From my first day in Barcelona, until those last precious moments in Seville, Spain’s blend of Roman history, with Muslim and Christian religions, brought together an intriguing and diverse history that makes Spain bold and beautiful.

For more than 700 years (711-1492), Spain’s dominant culture was Muslim, not Christian. And after a brief Golden Age financed by New World gold (1500-1600), Spain retreated into three centuries of isolation (1600-1900). Its seclusion contributed to the creations of bullfights, flamenco dancing and a national obsession with ham. And, since fascist dictator Francisco Franco’s death in 1975, Spaniards quickly recovered from his rule guided symbolically by King Juan Carlos I.

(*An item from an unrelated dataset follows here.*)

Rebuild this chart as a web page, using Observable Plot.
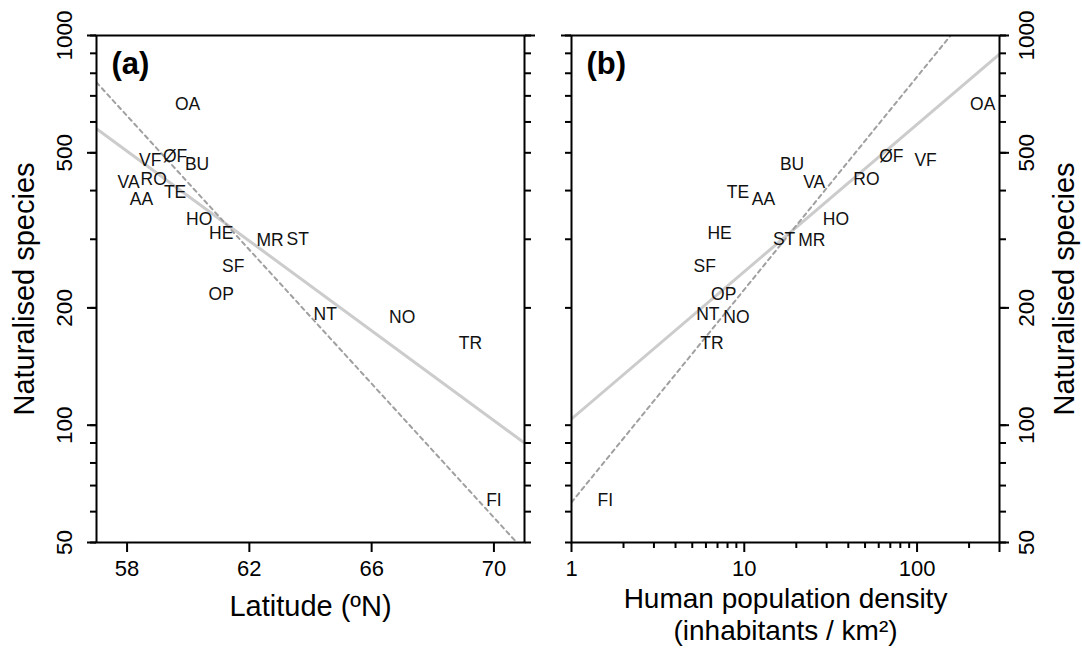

Although Barcelona and Madrid are fascinating cities, my heart belongs to Toledo, Granada and Seville for their city wise quaintness. The eating was good in Spain, but I gravitated to the tapas and the Paella. We pretty much had wine at every meal, but I became especially fond of the Sangria. I also bought many beautiful pieces of silver jewelry as tokens from my trip and as reminders of how much I enjoyed myself in Spain.

Barcelona

My home in Barcelona, the Hotel Catalonia Albinoni. (May 28, 2010)
After our initial “Welcome to Spain” get-together with introductions at our Hotel Catalonia Albinoni, we started the evening with an orientation walk of the neighborhood that culminated in our first dinner together. The woman in the middle with the blue dragonfly dress and long blonde hair is our Rick Steves tour guide, Helen Inman. (May 29, 2010)
This is where our Rick Steves group had its first dinner together on our first night in Barcelona. (May 29, 2010)
A beautifully lit fountain as we took our evening walk back from dinner to the Hotel Catalonia Albinoni in Barcelona. (May 29, 2010)
Inside the Hotel Catalonia Albinoni. I just thought this was such a beautiful interior view of our hotel. (May 29, 2010)
Its our tour group’s first full day in Barcelona and we begin with a walking tour of Barcelona’s Gothic Quarter including this gorgeous archway called the Carrer del Bisbe. (May 30, 2010)
The Cathedral of the Holy Cross and Saint Eulalia also known as Barcelona Cathedral, is the Gothic cathedral and seat of the Archbishop of Barcelona, Spain. The cathedral was constructed from the 13th to 15th centuries, with the principal work done in the 14th century. (May 30, 2010)
Inside the Barcelona Cathedral in Barcelona. (May 30, 2010)
The remaining columns of the Temple of Augustus in Barcelona’s Gothic Quarter was a Roman temple built during the Imperial period in the colony of Barcino (modern day Barcelona) as a place of worship for Emperor Augustus. (May 30, 2010)
The Mercat de Sant Josep de la Boqueria, often simply referred to as La Boqueria is a large public market in the Ciutat Vella district of Barcelona, Catalonia, Spain and one of the city’s foremost tourist landmarks, with an entrance from La Rambla. La Rambla, or the Rambla is a busy central architectural, commercial street. Spanish poet Federico Garcia Lorca once said that La Rambla was “the only street in the world which I wish would never end.” (May 30, 2010)
Me in the Plaça Reial, or “Royal Plaza,” a square in the Barri Gòtic, or Gothic Quarter, of Barcelona, Catalonia, Spain. The square is off a La Rambla street. And, the light post or lantern I’m standing by was designed by the Catalan architect Antoni Gaudí. (May 30, 2010)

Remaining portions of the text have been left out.